A pharmacodynamic approach to the estimate of carbamazepine autoinduction
Abstract
Population-based pharmacokinetic prediction algorithms have been developed for several medications. A fundamental assumption has been that the kinetics remain constant over time. Carbamazepine (CBZ), however, induces its own metabolism in a concentration- and time-dependent manner. A Bayesian estimation program is presented that models the changing catabolic enzyme activity, linearly related to hepatic microsomal enzyme concentration, along with the serum drug concentration. An Emax model is used for enzyme formation with respect to drug concentration: elimination of enzyme activity is modeled as a first-order process.

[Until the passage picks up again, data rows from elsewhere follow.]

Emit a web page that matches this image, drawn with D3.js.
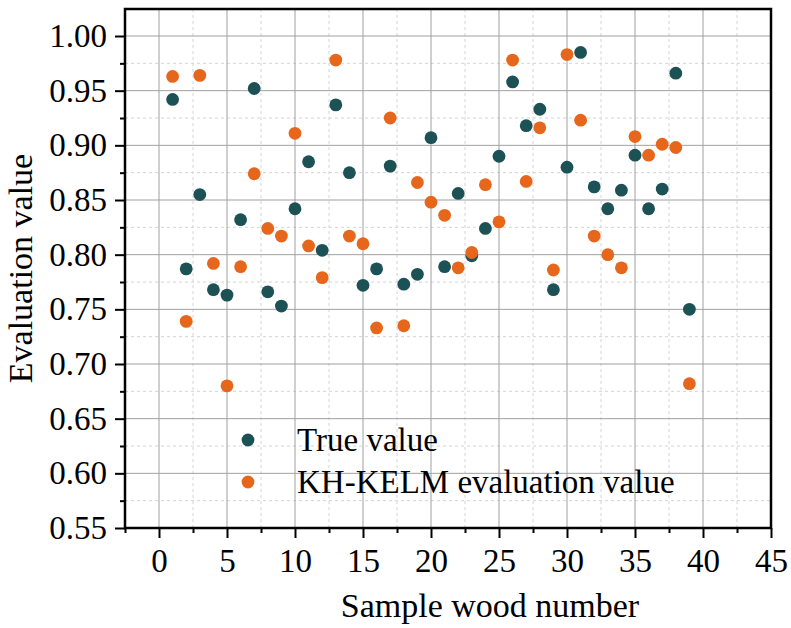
<!DOCTYPE html>
<html>
<head>
<meta charset="utf-8">
<script src="https://cdn.jsdelivr.net/npm/d3@7"></script>
<style>
  body { margin: 0; background: #fff; }
  svg { display: block; }
</style>
</head>
<body>
<svg id="chart"></svg>
<script>
// --- Data ---
const sampleNumbers = d3.range(1, 40);
const trueValues = [0.942, 0.787, 0.855, 0.768, 0.763, 0.832, 0.952, 0.766, 0.753, 0.842,
  0.885, 0.804, 0.937, 0.875, 0.772, 0.787, 0.881, 0.773, 0.782, 0.907,
  0.789, 0.856, 0.799, 0.824, 0.890, 0.958, 0.918, 0.933, 0.768, 0.880,
  0.985, 0.862, 0.842, 0.859, 0.891, 0.842, 0.860, 0.966, 0.750];
const kelmValues = [0.963, 0.739, 0.964, 0.792, 0.680, 0.789, 0.874, 0.824, 0.817, 0.911,
  0.808, 0.779, 0.978, 0.817, 0.810, 0.733, 0.925, 0.735, 0.866, 0.848,
  0.836, 0.788, 0.802, 0.864, 0.830, 0.978, 0.867, 0.916, 0.786, 0.983,
  0.923, 0.817, 0.800, 0.788, 0.908, 0.891, 0.901, 0.898, 0.682];
const xMajorTicks = [0, 5, 10, 15, 20, 25, 30, 35, 40, 45];
const xMinorTicks = [-2.5, 2.5, 7.5, 12.5, 17.5, 22.5, 27.5, 32.5, 37.5, 42.5];
const yMajorTicks = [0.55, 0.60, 0.65, 0.70, 0.75, 0.80, 0.85, 0.90, 0.95, 1.00];
const yMinorTicks = [0.575, 0.625, 0.675, 0.725, 0.775, 0.825, 0.875, 0.925, 0.975];
const seriesNames = ["True value", "KH-KELM evaluation value"];
const seriesColors = ["#1c5155", "#e6661c"];

// --- Layout ---
const width = 791, height = 628;
const plot = { left: 125, right: 771, top: 9, bottom: 528 };
const FONT = "Liberation Serif, Times New Roman, serif";

const svg = d3.select("#chart").attr("width", width).attr("height", height);
svg.append("rect").attr("width", width).attr("height", height).attr("fill", "#fff");

const x = d3.scaleLinear().domain([-2.5, 45]).range([plot.left, plot.right]);
const y = d3.scaleLinear().domain([0.55, 1.0247]).range([plot.bottom, plot.top]);

// Grid: minor dashed first, then major solid
const grid = svg.append("g").attr("class", "grid");
grid.selectAll(".vminor").data(xMinorTicks.filter(d => d > -2.5)).enter().append("line")
  .attr("x1", d => x(d)).attr("x2", d => x(d))
  .attr("y1", plot.top).attr("y2", plot.bottom)
  .attr("stroke", "#d4d4d4").attr("stroke-width", 1).attr("stroke-dasharray", "3,3");
grid.selectAll(".hminor").data(yMinorTicks).enter().append("line")
  .attr("x1", plot.left).attr("x2", plot.right)
  .attr("y1", d => y(d)).attr("y2", d => y(d))
  .attr("stroke", "#d4d4d4").attr("stroke-width", 1).attr("stroke-dasharray", "3,3");
grid.selectAll(".vmajor").data(xMajorTicks.filter(d => d < 45)).enter().append("line")
  .attr("x1", d => x(d)).attr("x2", d => x(d))
  .attr("y1", plot.top).attr("y2", plot.bottom)
  .attr("stroke", "#a0a0a0").attr("stroke-width", 1);
grid.selectAll(".hmajor").data(yMajorTicks.filter(d => d > 0.55)).enter().append("line")
  .attr("x1", plot.left).attr("x2", plot.right)
  .attr("y1", d => y(d)).attr("y2", d => y(d))
  .attr("stroke", "#a0a0a0").attr("stroke-width", 1);

// Points: true value under, KH-KELM on top
const series = [trueValues, kelmValues];
series.forEach((vals, i) => {
  svg.append("g").selectAll("circle")
    .data(vals.map((v, j) => ({ n: sampleNumbers[j], v })))
    .enter().append("circle")
    .attr("cx", d => x(d.n))
    .attr("cy", d => y(d.v))
    .attr("r", 6.4)
    .attr("fill", seriesColors[i]);
});

// Frame
svg.append("rect")
  .attr("x", plot.left).attr("y", plot.top)
  .attr("width", plot.right - plot.left).attr("height", plot.bottom - plot.top)
  .attr("fill", "none").attr("stroke", "#000").attr("stroke-width", 2.5);

// Axes
function styleAxis(g) {
  g.attr("font-family", FONT).attr("font-size", 33);
  g.select(".domain").remove();
  g.selectAll("line").attr("stroke", "#000").attr("stroke-width", 2);
  g.selectAll("text").attr("fill", "#000")
    .attr("font-family", FONT).attr("font-size", 33);
}

svg.append("g").attr("transform", `translate(0,${plot.bottom})`)
  .call(d3.axisBottom(x).tickValues(xMajorTicks).tickSize(10).tickPadding(11).tickFormat(d3.format("d")))
  .call(styleAxis);
svg.append("g").attr("transform", `translate(0,${plot.bottom})`)
  .call(d3.axisBottom(x).tickValues(xMinorTicks).tickSize(5).tickFormat(""))
  .call(styleAxis);
svg.append("g").attr("transform", `translate(${plot.left},0)`)
  .call(d3.axisLeft(y).tickValues(yMajorTicks).tickSize(10).tickPadding(8).tickFormat(d3.format(".2f")))
  .call(styleAxis);
svg.append("g").attr("transform", `translate(${plot.left},0)`)
  .call(d3.axisLeft(y).tickValues(yMinorTicks).tickSize(5).tickFormat(""))
  .call(styleAxis);

// Axis titles
svg.append("text")
  .attr("x", 490).attr("y", 617)
  .attr("text-anchor", "middle")
  .attr("font-family", FONT).attr("font-size", 34)
  .text("Sample wood number");
svg.append("text")
  .attr("transform", `translate(32,${(plot.top + plot.bottom) / 2}) rotate(-90)`)
  .attr("text-anchor", "middle")
  .attr("font-family", FONT).attr("font-size", 34)
  .text("Evaluation value");

// Legend
const legend = svg.append("g").attr("transform", "translate(248,440)");
seriesNames.forEach((name, i) => {
  const row = legend.append("g").attr("transform", `translate(0,${i * 42})`);
  row.append("circle").attr("r", 6.4).attr("fill", seriesColors[i]);
  row.append("text").attr("x", 49).attr("dy", "0.33em")
    .attr("font-family", FONT).attr("font-size", 33)
    .text(name);
});
</script>
</body>
</html>
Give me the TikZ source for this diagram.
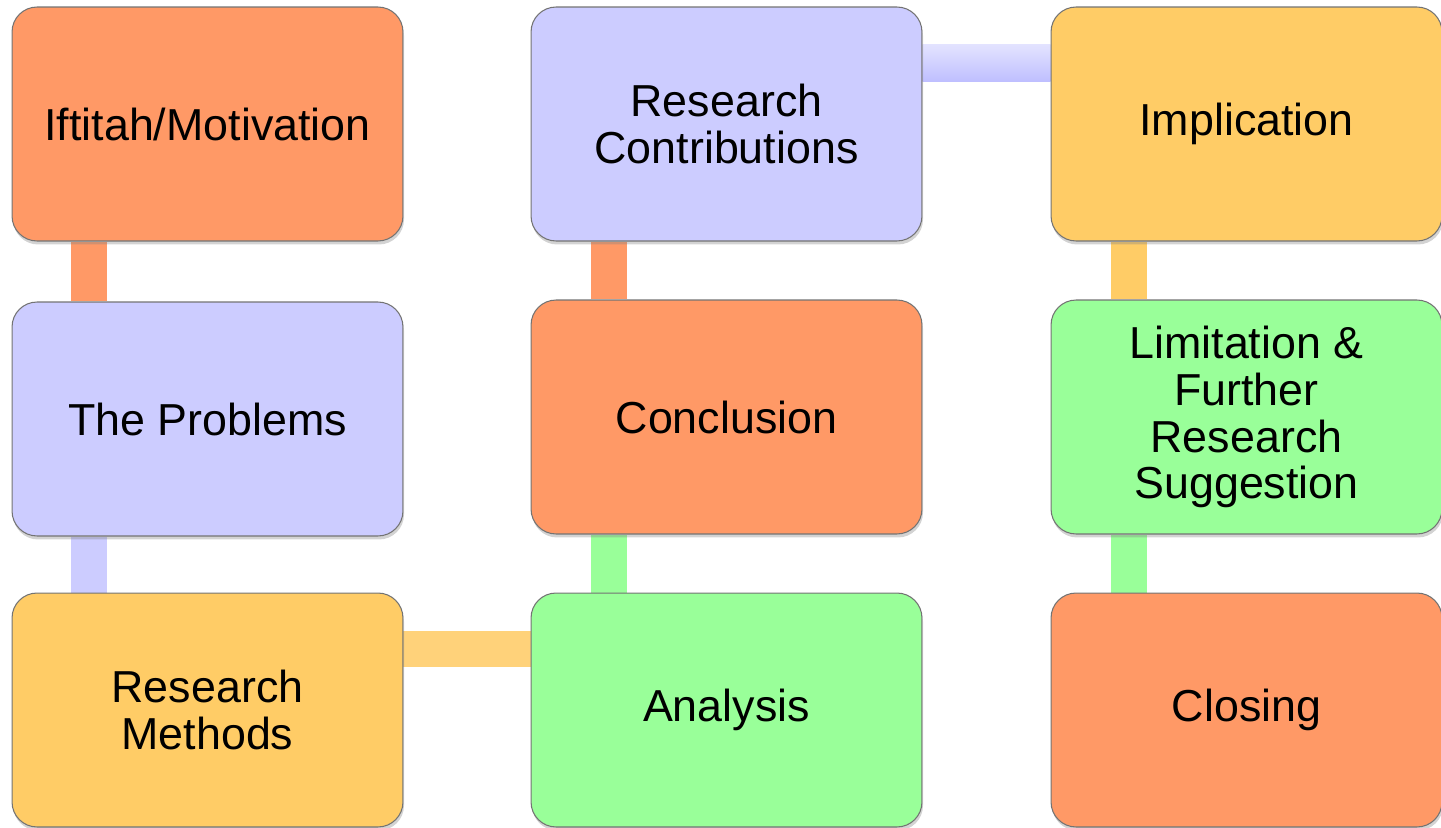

This program was tested in 22 drug-naive outpatients begun on CBZ monotherapy. The 1 week concentrations were used to prospectively predict concentrations at 1 month of therapy and were very close to actual measurements: prediction bias (mean error of prediction) = −0.1 μg/mL and precision (median absolute error of prediction) = 1.2 μg/mL. Comparison estimates, made by assuming a constant concentration/dose ratio, had bias = 2.6 μg/mL (p < 0.001) and precision = 2.2 μg/mL (p = 0.01). We conclude that (1) CBZ autoinduction is not complete after 1 week of therapy and (2) the methodology permits accurate estimation of CBZ pharmacokinetics.